Most attribution studies look at events in the Global North, says Roop Singh, a
climate risk adviser for the Red Cross Red Crescent Climate Center. “Scientists
have, of course, their own interests, and they’re interested in what's happening
in their own backyards,” she says.
But extreme weather can have the
most dire effects in precisely the areas that receive the least attention.
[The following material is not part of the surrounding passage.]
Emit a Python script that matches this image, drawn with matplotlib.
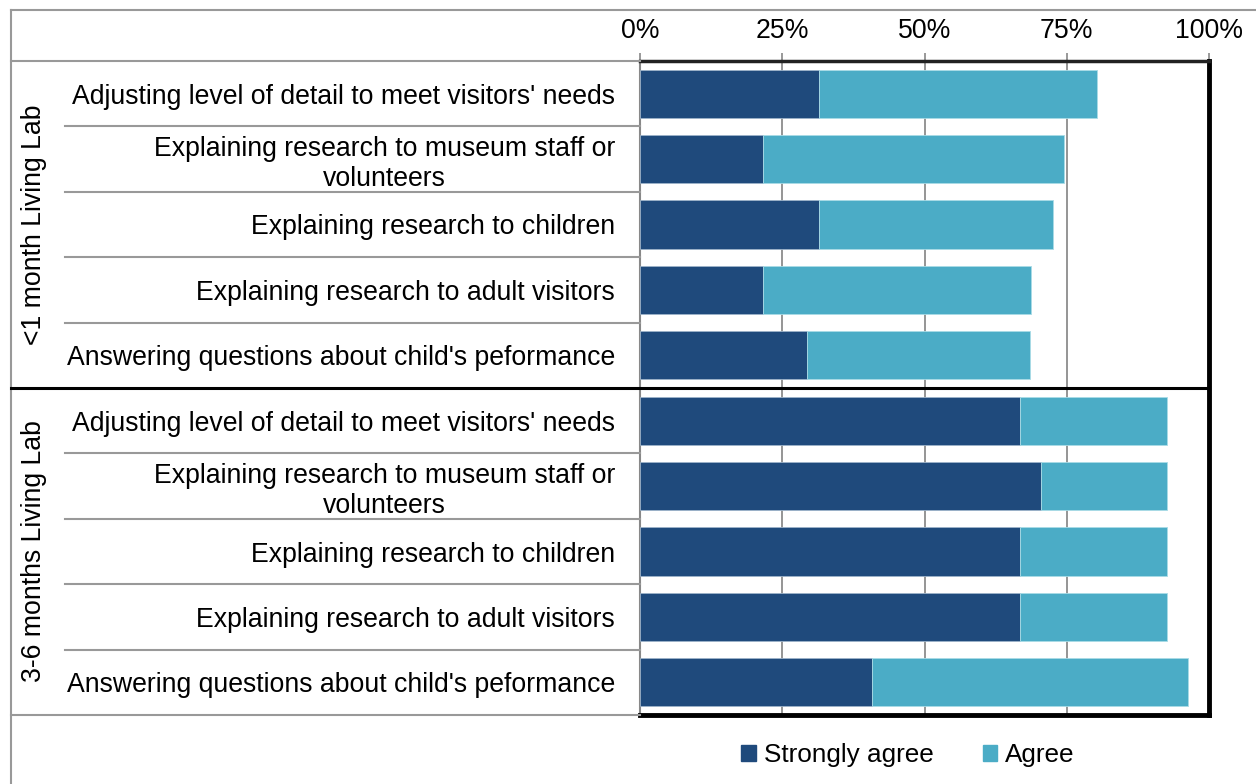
import numpy as np
import matplotlib
matplotlib.use('Agg')
from matplotlib import pyplot as plt
from matplotlib.lines import Line2D
from matplotlib.patches import Patch
from matplotlib.ticker import FuncFormatter
import matplotlib.transforms as mtransforms

plt.rcParams['font.family'] = ['Liberation Sans', 'DejaVu Sans']

# survey items, listed top to bottom inside each group
items = [
    "Adjusting level of detail to meet visitors' needs",
    "Explaining research to museum staff or\nvolunteers",
    "Explaining research to children",
    "Explaining research to adult visitors",
    "Answering questions about child's peformance",
]
groups = ['<1 month Living Lab', '3-6 months Living Lab']

# percentages of respondents
strongly_short = [31.4, 21.6, 31.4, 21.6, 29.4]
agree_short = [49.0, 52.9, 41.2, 47.1, 39.2]
strongly_long = [66.7, 70.4, 66.7, 66.7, 40.7]
agree_long = [25.9, 22.2, 25.9, 25.9, 55.6]

series_names = ['Strongly agree', 'Agree']
dark = '#1f4a7c'
light = '#4bacc6'
fs = 19.2

strongly = np.array(strongly_short + strongly_long)
agree = np.array(agree_short + agree_long)
labels = items + items
ypos = np.arange(len(labels))

W, H = 1256, 784
fig = plt.figure(figsize=(W / 100, H / 100), dpi=100)
ax = fig.add_axes([640 / W, 1 - 715 / H, (1209 - 640) / W, (715 - 61) / H])

ax.barh(ypos, strongly, height=0.74, color=dark, edgecolor='#9db3c9', linewidth=0.6, zorder=3)
ax.barh(ypos, agree, left=strongly, height=0.74, color=light, edgecolor='#a9dbe6', linewidth=0.6, zorder=3)

ax.set_xlim(0, 100)
ax.set_ylim(len(labels) - 0.5, -0.5)

# percentage axis on top
ax.xaxis.tick_top()
ax.set_xticks([0, 25, 50, 75, 100])
ax.xaxis.set_major_formatter(FuncFormatter(lambda v, p: f'{v:.0f}%'))
ax.tick_params(axis='x', length=6, color='#888888', width=1.2, labelsize=fs, pad=6)
ax.grid(axis='x', color='#8c8c8c', linewidth=1.3, zorder=0)

ax.set_yticks(ypos)
ax.set_yticklabels(labels, fontsize=fs, multialignment='center', linespacing=1.2)
ax.tick_params(axis='y', length=0, pad=18)
ax.set_yticks(np.arange(-0.5, len(labels)), minor=True)
ax.tick_params(axis='y', which='minor', length=6, color='#888888', width=1.2)

for side in ['right', 'bottom']:
    ax.spines[side].set_color('black')
    ax.spines[side].set_linewidth(3.5)
ax.spines['top'].set_color('#222222')
ax.spines['top'].set_linewidth(2.5)
ax.spines['left'].set_color('#888888')
ax.spines['left'].set_linewidth(1.5)

# table lines round the category labels
tr = mtransforms.blended_transform_factory(fig.transFigure, ax.transData)
for b in np.arange(0.5, len(labels) - 1):
    if b == 4.5:
        fig.add_artist(Line2D([11 / W, 1209 / W], [b, b], transform=tr, color='black', lw=2.2, zorder=5))
    else:
        fig.add_artist(Line2D([65 / W, 640 / W], [b, b], transform=tr, color='#999999', lw=1.5))
for b in [-0.5, len(labels) - 0.5]:
    fig.add_artist(Line2D([11 / W, 640 / W], [b, b], transform=tr, color='#999999', lw=1.5))

fig.add_artist(Line2D([11 / W, 1], [1 - 10 / H, 1 - 10 / H], transform=fig.transFigure, color='#999999', lw=1.5))
fig.add_artist(Line2D([11 / W, 11 / W], [0, 1 - 10 / H], transform=fig.transFigure, color='#999999', lw=1.5))

# group names, rotated
for gi, g in enumerate(groups):
    yc = gi * len(items) + (len(items) - 1) / 2
    fig.text(34 / W, yc, g, transform=tr, rotation=90, ha='center', va='center', fontsize=fs)

handles = [Patch(color=dark, label=series_names[0]), Patch(color=light, label=series_names[1])]
fig.legend(handles=handles, loc='center', bbox_to_anchor=(908 / W, 1 - 755 / H), ncol=2, frameon=False,
           fontsize=18.8, handlelength=0.55, handleheight=0.55, handletextpad=0.3, columnspacing=1.9)

fig.savefig('out.png', dpi=100)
“There are communities around the world that are more dependent directly on
natural resources, they’re more exposed to weather and climate conditions,”
Deepti Singh says.
These disproportionate effects have inspired Singh to undertake research focused
on her home country of India, where poor, rural populations are particularly
vulnerable.
Slowing climate change is important in mitigating those
effects—but addressing the other factors that contribute to them, like poverty
and underdevelopment, is more likely to make the crucial difference in saving
lives and livelihoods.
“The fact that heat waves are so deadly, for example, is because we don’t care,
as a society, about the poor people in bad housing with underlying health
problems,” Otto says. “It’s not because of climate change, per se.”
These
effects depend on structural issues, not to mention a host of contingent
factors—a heat wave will be more deadly in a retirement community than a college
town, for example. So it can be difficult to link climate change to the concrete
effects that most matter to people. But scientists have started to make
progress.
Recently, for example, Diffenbaugh
published a study
linking climate change to financial costs from reduced crop yields. Another
study out this year
concluded that, across the world, 37 percent of heat-related deaths can be
attributed to climate change.
“Impacts happen because of the context
in which a disaster happens,” Roop Singh says. “Extreme event attribution starts
the conversation. But in order for us to really answer those questions, we
actually need to do a lot more science.”